Wind is the new kid on the block, with a lot less weight to throw around than the well-funded and well-entrenched extraction industries. It makes wind a more attractive bureaucratic target -- fewer lawyers in the room, you know?
The question of how many birds are killed directly by oil (as in, coated by oil) or by the blades of wind generators is a total distraction. The only issue - and the one I think most environmentalists are focusing on - is the suffocation of many birds' habitats, which includes their food supply. The only reason groups like Think Progress are showcasing birds coated in oil is because this is an image people can relate to.
Wind farms will never cause bird species to go extinct. On the other hand, coating the wetlands and bays in oil will. If there are no wetlands or bays, there are no fish and insects, which means there are no birds. The difference between introducing a chemical into the wild vs. introducing a structure couldn't be clearer.

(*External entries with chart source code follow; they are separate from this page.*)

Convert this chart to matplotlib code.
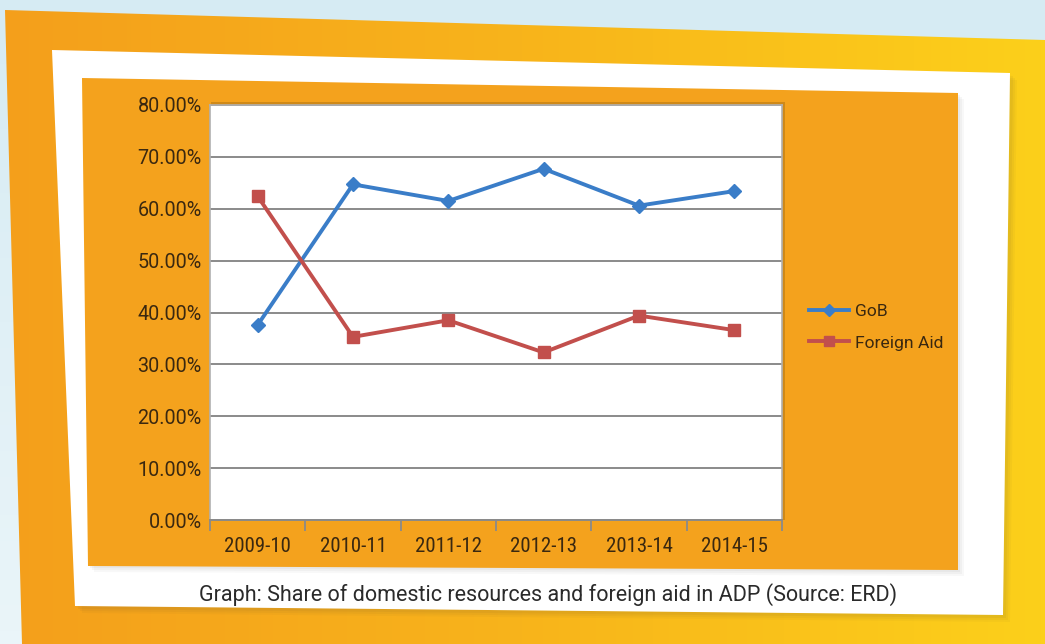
import matplotlib
matplotlib.use("Agg")
import matplotlib.pyplot as plt
import numpy as np
from matplotlib.patches import Polygon
from matplotlib.lines import Line2D

years = ["2009-10", "2010-11", "2011-12", "2012-13", "2013-14", "2014-15"]
gob = [37.6, 64.7, 61.5, 67.7, 60.6, 63.4]
foreign_aid = [62.4, 35.3, 38.5, 32.3, 39.4, 36.6]
y_ticks = [0, 10, 20, 30, 40, 50, 60, 70, 80]
caption = "Graph: Share of domestic resources and foreign aid in ADP (Source: ERD)"

W, H = 1045, 644
font = ["Roboto", "DejaVu Sans"]
font_narrow = ["Roboto Condensed", "Roboto", "DejaVu Sans"]
text_col = "#3a2810"


def main():
    fig = plt.figure(figsize=(W / 100, H / 100), dpi=100)

    # background decorations in pixel coordinates
    bg = fig.add_axes([0, 0, 1, 1])
    bg.set_xlim(0, W)
    bg.set_ylim(H, 0)
    bg.axis("off")

    sky = np.linspace(0, 1, 50).reshape(-1, 1)
    bg.imshow(sky, cmap=matplotlib.colors.LinearSegmentedColormap.from_list(
        "sky", ["#d6ebf3", "#eaf5f9"]), extent=[0, W, H, 0], aspect="auto", zorder=0)

    frame = Polygon([(5, 10), (W, 40), (W, H), (22, H)], closed=True,
                    facecolor="none", edgecolor="none", zorder=1)
    bg.add_patch(frame)
    grad = np.linspace(0, 1, 256).reshape(1, -1)
    im = bg.imshow(grad, cmap=matplotlib.colors.LinearSegmentedColormap.from_list(
        "sun", ["#f49f1c", "#f8b41b", "#fcd01a"]), extent=[0, W, H, 0],
        aspect="auto", zorder=1)
    im.set_clip_path(frame)

    # white card + soft shadow
    for off, a in [(7, 0.04), (5, 0.05), (3, 0.06)]:
        bg.add_patch(Polygon([(52 + off, 50 + off), (1010 + off, 73 + off),
                              (1003 + off, 615 + off), (75 + off, 606 + off)],
                             closed=True, facecolor="#5a4a30", alpha=a,
                             edgecolor="none", zorder=2))
    bg.add_patch(Polygon([(52, 50), (1010, 73), (1003, 615), (75, 606)],
                         closed=True, facecolor="white", edgecolor="none", zorder=3))

    # orange chart panel + soft shadow
    for off, a in [(6, 0.04), (4, 0.05), (2, 0.06)]:
        bg.add_patch(Polygon([(82 + off, 78 + off), (958 + off, 93 + off),
                              (958 + off, 570 + off), (88 + off, 566 + off)],
                             closed=True, facecolor="#606060", alpha=a,
                             edgecolor="none", zorder=4))
    bg.add_patch(Polygon([(82, 78), (958, 93), (958, 570), (88, 566)],
                         closed=True, facecolor="#f4a21d", edgecolor="none", zorder=5))
    # plot area shadow
    bg.add_patch(Polygon([(211, 102), (785, 102), (785, 520), (211, 520)],
                         closed=True, facecolor="#000000", alpha=0.15,
                         edgecolor="none", zorder=6))

    bg.text(548, 595, caption, ha="center", va="center", fontsize=15.5,
            color="#2a2a2a", family=font, zorder=7)

    # the chart itself
    left, right, top, bottom = 210, 782, 105, 520
    ax = fig.add_axes([left / W, 1 - bottom / H, (right - left) / W, (bottom - top) / H])
    ax.set_facecolor("white")
    x = np.arange(len(years))
    ax.plot(x, gob, color="#3a7dc8", lw=2.8, marker="D", ms=7, zorder=3)
    ax.plot(x, foreign_aid, color="#c24f4c", lw=2.8, marker="s", ms=8, zorder=3)

    ax.set_xlim(-0.5, len(years) - 0.5)
    ax.set_ylim(0, 80)
    ax.set_yticks(y_ticks)
    ax.set_yticklabels([f"{v:.2f}%" for v in y_ticks])
    ax.yaxis.grid(True, color="#8a8a8a", lw=1.4)
    ax.set_axisbelow(True)
    ax.set_xticks(x)
    ax.set_xticklabels(years)
    ax.set_xticks(np.arange(-0.5, len(years)), minor=True)
    ax.tick_params(axis="x", which="major", length=0, pad=12, labelsize=15,
                   labelcolor=text_col)
    ax.tick_params(axis="x", which="minor", length=8, width=1.3, color="#8a8a8a")
    ax.tick_params(axis="y", length=0, pad=6, labelsize=14.2, labelcolor=text_col)
    for lbl in ax.get_xticklabels():
        lbl.set_family(font_narrow)
    for lbl in ax.get_yticklabels():
        lbl.set_family(font)
    for side in ["left", "top", "right"]:
        ax.spines[side].set_color("#b0b0b0")
        ax.spines[side].set_linewidth(1.2)
    ax.spines["bottom"].set_color("#8a8a8a")
    ax.spines["bottom"].set_linewidth(1.4)

    handles = [Line2D([], [], color="#3a7dc8", lw=2.8, marker="D", ms=6.5),
               Line2D([], [], color="#c24f4c", lw=2.8, marker="s", ms=7)]
    leg = fig.legend(handles, ["GoB", "Foreign Aid"], loc="center left",
                     bbox_to_anchor=(793 / W, 1 - 327 / H), frameon=False,
                     prop={"family": font, "size": 12.6}, handlelength=2.3,
                     handletextpad=0.35, labelspacing=0.95)
    for t in leg.get_texts():
        t.set_color(text_col)

    fig.savefig("out.png", dpi=100)


if __name__ == "__main__":
    main()
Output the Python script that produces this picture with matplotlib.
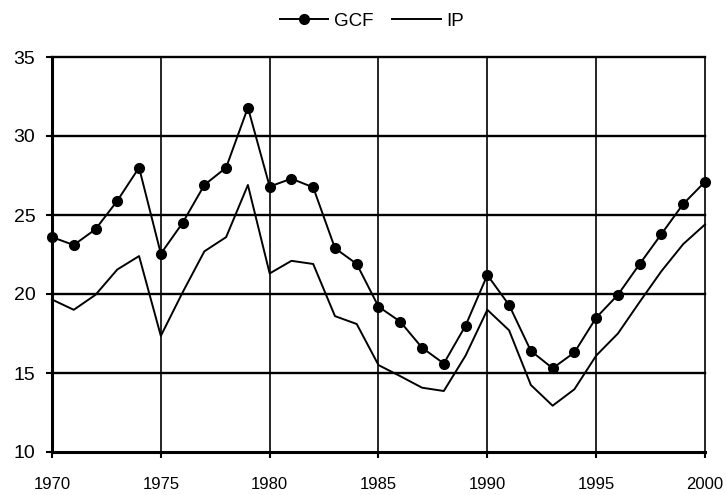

First, your reader who writes that "Think Progress is meticulously tracking the deaths of a few hundred birds" is greatly misinformed. They are tracking the few hundred birds FOUND. There are vast reaches of marsh and sea where birds will die and never be found. They will die from coating, and even more will die from ingesting the oil. Comparing "a few hundred birds" to the windmill strikes is absurd.
Second, while some level of bird strikes have been measured, it appears that the greater danger may be to migratory bats. There are a number of articles out there, and I have personally spoken to several bat researchers who said that this is a big worry. A WaPo article discusses this, and a Nat Geo article talks about the actual cause of death which, oddly enough, isn't even actual strikes with the blades. Rather, the bats are killed by pressure changes caused by the blades: "A surprising 90 percent showed signs of internal hemorrhagingevidence of a drop in air pressure near the blades that causes fatal damage to the bats' lungs with a condition called barotrauma." To make matters worse, it seems that the bats might actually be attracted to the windmills.